Short task:
Pictures stay out of the copy; restate everything else in the material exactly.

┌──

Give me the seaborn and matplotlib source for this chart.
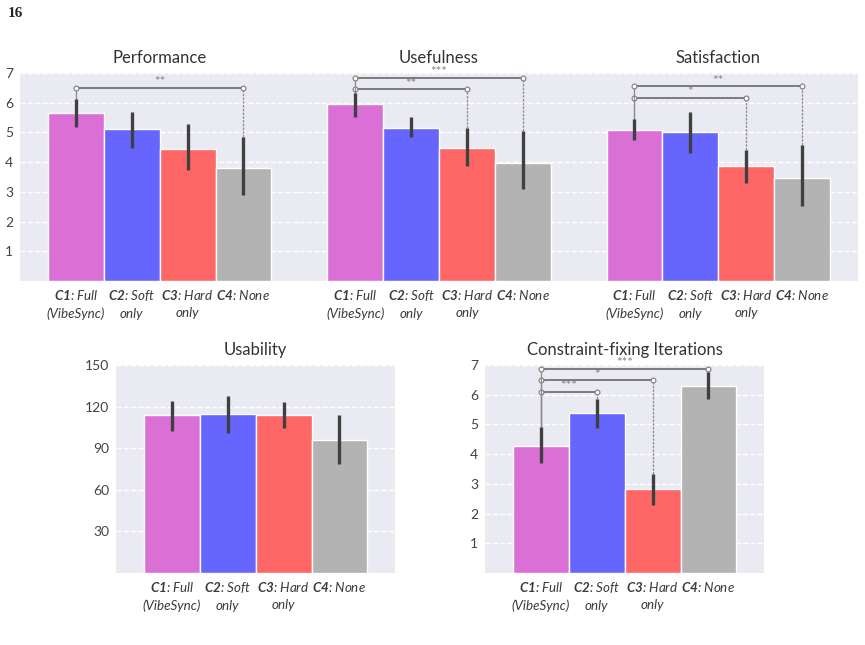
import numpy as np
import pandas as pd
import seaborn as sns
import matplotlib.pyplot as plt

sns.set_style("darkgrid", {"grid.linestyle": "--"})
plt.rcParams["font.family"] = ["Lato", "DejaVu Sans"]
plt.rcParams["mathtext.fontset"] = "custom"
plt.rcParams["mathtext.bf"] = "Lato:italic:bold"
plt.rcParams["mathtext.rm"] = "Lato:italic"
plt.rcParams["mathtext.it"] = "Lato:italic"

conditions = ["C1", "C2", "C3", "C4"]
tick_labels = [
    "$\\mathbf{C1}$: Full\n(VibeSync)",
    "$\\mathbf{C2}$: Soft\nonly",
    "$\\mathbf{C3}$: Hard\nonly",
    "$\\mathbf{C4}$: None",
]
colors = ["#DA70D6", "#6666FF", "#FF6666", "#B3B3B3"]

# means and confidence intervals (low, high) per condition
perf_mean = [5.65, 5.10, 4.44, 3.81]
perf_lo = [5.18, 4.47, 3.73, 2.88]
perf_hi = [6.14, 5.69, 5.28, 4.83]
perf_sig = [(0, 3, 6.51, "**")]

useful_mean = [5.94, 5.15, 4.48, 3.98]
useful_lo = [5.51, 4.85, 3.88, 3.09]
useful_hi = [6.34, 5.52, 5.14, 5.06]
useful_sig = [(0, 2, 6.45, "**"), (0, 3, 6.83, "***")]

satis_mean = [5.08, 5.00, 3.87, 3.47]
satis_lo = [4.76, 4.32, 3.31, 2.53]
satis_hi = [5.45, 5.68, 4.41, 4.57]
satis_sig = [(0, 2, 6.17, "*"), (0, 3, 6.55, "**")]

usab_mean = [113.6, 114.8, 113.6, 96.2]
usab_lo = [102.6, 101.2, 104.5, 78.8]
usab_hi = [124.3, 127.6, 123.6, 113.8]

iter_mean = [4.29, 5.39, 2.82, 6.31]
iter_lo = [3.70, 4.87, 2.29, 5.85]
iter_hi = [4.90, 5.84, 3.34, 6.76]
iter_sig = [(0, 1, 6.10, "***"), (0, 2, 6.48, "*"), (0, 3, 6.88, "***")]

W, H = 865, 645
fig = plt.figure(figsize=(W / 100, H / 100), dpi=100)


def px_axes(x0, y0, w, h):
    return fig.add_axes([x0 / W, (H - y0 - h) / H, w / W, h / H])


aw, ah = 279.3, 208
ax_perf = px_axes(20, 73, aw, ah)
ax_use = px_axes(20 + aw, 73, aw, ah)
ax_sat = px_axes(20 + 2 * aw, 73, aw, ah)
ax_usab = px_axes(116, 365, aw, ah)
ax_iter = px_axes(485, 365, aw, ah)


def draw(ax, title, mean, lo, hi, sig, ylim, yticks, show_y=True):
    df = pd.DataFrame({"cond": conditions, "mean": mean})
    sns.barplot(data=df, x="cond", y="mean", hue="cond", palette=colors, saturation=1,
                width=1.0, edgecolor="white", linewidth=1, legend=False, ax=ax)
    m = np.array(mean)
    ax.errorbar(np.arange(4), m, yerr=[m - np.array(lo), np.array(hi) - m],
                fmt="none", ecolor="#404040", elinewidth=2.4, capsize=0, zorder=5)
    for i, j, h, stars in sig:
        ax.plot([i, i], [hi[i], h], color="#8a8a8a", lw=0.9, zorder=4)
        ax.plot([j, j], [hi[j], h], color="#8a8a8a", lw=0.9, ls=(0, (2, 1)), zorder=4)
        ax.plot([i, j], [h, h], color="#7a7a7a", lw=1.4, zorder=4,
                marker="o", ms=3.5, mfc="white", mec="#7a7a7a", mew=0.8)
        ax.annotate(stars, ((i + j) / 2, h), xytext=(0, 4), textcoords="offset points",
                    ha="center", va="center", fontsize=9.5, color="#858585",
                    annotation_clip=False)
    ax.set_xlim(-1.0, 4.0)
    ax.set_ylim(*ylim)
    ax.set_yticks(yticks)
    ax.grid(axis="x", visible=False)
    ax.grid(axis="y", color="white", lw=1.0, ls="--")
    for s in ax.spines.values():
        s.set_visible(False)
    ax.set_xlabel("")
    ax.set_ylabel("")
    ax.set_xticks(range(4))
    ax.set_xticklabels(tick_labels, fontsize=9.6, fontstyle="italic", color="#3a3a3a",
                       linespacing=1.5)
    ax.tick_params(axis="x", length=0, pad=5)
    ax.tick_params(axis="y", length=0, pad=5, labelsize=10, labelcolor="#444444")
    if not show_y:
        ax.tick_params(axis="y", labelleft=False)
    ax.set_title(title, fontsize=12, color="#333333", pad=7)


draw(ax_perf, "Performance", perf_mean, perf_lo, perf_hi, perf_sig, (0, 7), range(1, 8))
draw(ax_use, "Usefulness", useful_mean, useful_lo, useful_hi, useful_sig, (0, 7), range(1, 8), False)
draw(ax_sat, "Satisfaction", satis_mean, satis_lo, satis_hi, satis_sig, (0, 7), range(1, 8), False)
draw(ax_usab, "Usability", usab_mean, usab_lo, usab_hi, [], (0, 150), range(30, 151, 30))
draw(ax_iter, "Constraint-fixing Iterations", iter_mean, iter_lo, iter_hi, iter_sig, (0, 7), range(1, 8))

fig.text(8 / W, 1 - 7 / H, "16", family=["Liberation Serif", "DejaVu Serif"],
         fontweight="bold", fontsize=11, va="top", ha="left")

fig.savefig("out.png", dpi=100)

└──

Exercise result:
Give me the seaborn and matplotlib source for this chart.
import numpy as np
import pandas as pd
import seaborn as sns
import matplotlib.pyplot as plt

sns.set_style("darkgrid", {"grid.linestyle": "--"})
plt.rcParams["font.family"] = ["Lato", "DejaVu Sans"]
plt.rcParams["mathtext.fontset"] = "custom"
plt.rcParams["mathtext.bf"] = "Lato:italic:bold"
plt.rcParams["mathtext.rm"] = "Lato:italic"
plt.rcParams["mathtext.it"] = "Lato:italic"

conditions = ["C1", "C2", "C3", "C4"]
tick_labels = [
    "$\\mathbf{C1}$: Full\n(VibeSync)",
    "$\\mathbf{C2}$: Soft\nonly",
    "$\\mathbf{C3}$: Hard\nonly",
    "$\\mathbf{C4}$: None",
]
colors = ["#DA70D6", "#6666FF", "#FF6666", "#B3B3B3"]

# means and confidence intervals (low, high) per condition
perf_mean = [5.65, 5.10, 4.44, 3.81]
perf_lo = [5.18, 4.47, 3.73, 2.88]
perf_hi = [6.14, 5.69, 5.28, 4.83]
perf_sig = [(0, 3, 6.51, "**")]

useful_mean = [5.94, 5.15, 4.48, 3.98]
useful_lo = [5.51, 4.85, 3.88, 3.09]
useful_hi = [6.34, 5.52, 5.14, 5.06]
useful_sig = [(0, 2, 6.45, "**"), (0, 3, 6.83, "***")]

satis_mean = [5.08, 5.00, 3.87, 3.47]
satis_lo = [4.76, 4.32, 3.31, 2.53]
satis_hi = [5.45, 5.68, 4.41, 4.57]
satis_sig = [(0, 2, 6.17, "*"), (0, 3, 6.55, "**")]

usab_mean = [113.6, 114.8, 113.6, 96.2]
usab_lo = [102.6, 101.2, 104.5, 78.8]
usab_hi = [124.3, 127.6, 123.6, 113.8]

iter_mean = [4.29, 5.39, 2.82, 6.31]
iter_lo = [3.70, 4.87, 2.29, 5.85]
iter_hi = [4.90, 5.84, 3.34, 6.76]
iter_sig = [(0, 1, 6.10, "***"), (0, 2, 6.48, "*"), (0, 3, 6.88, "***")]

W, H = 865, 645
fig = plt.figure(figsize=(W / 100, H / 100), dpi=100)


def px_axes(x0, y0, w, h):
    return fig.add_axes([x0 / W, (H - y0 - h) / H, w / W, h / H])


aw, ah = 279.3, 208
ax_perf = px_axes(20, 73, aw, ah)
ax_use = px_axes(20 + aw, 73, aw, ah)
ax_sat = px_axes(20 + 2 * aw, 73, aw, ah)
ax_usab = px_axes(116, 365, aw, ah)
ax_iter = px_axes(485, 365, aw, ah)


def draw(ax, title, mean, lo, hi, sig, ylim, yticks, show_y=True):
    df = pd.DataFrame({"cond": conditions, "mean": mean})
    sns.barplot(data=df, x="cond", y="mean", hue="cond", palette=colors, saturation=1,
                width=1.0, edgecolor="white", linewidth=1, legend=False, ax=ax)
    m = np.array(mean)
    ax.errorbar(np.arange(4), m, yerr=[m - np.array(lo), np.array(hi) - m],
                fmt="none", ecolor="#404040", elinewidth=2.4, capsize=0, zorder=5)
    for i, j, h, stars in sig:
        ax.plot([i, i], [hi[i], h], color="#8a8a8a", lw=0.9, zorder=4)
        ax.plot([j, j], [hi[j], h], color="#8a8a8a", lw=0.9, ls=(0, (2, 1)), zorder=4)
        ax.plot([i, j], [h, h], color="#7a7a7a", lw=1.4, zorder=4,
                marker="o", ms=3.5, mfc="white", mec="#7a7a7a", mew=0.8)
        ax.annotate(stars, ((i + j) / 2, h), xytext=(0, 4), textcoords="offset points",
                    ha="center", va="center", fontsize=9.5, color="#858585",
                    annotation_clip=False)
    ax.set_xlim(-1.0, 4.0)
    ax.set_ylim(*ylim)
    ax.set_yticks(yticks)
    ax.grid(axis="x", visible=False)
    ax.grid(axis="y", color="white", lw=1.0, ls="--")
    for s in ax.spines.values():
        s.set_visible(False)
    ax.set_xlabel("")
    ax.set_ylabel("")
    ax.set_xticks(range(4))
    ax.set_xticklabels(tick_labels, fontsize=9.6, fontstyle="italic", color="#3a3a3a",
                       linespacing=1.5)
    ax.tick_params(axis="x", length=0, pad=5)
    ax.tick_params(axis="y", length=0, pad=5, labelsize=10, labelcolor="#444444")
    if not show_y:
        ax.tick_params(axis="y", labelleft=False)
    ax.set_title(title, fontsize=12, color="#333333", pad=7)


draw(ax_perf, "Performance", perf_mean, perf_lo, perf_hi, perf_sig, (0, 7), range(1, 8))
draw(ax_use, "Usefulness", useful_mean, useful_lo, useful_hi, useful_sig, (0, 7), range(1, 8), False)
draw(ax_sat, "Satisfaction", satis_mean, satis_lo, satis_hi, satis_sig, (0, 7), range(1, 8), False)
draw(ax_usab, "Usability", usab_mean, usab_lo, usab_hi, [], (0, 150), range(30, 151, 30))
draw(ax_iter, "Constraint-fixing Iterations", iter_mean, iter_lo, iter_hi, iter_sig, (0, 7), range(1, 8))

fig.text(8 / W, 1 - 7 / H, "16", family=["Liberation Serif", "DejaVu Serif"],
         fontweight="bold", fontsize=11, va="top", ha="left")

fig.savefig("out.png", dpi=100)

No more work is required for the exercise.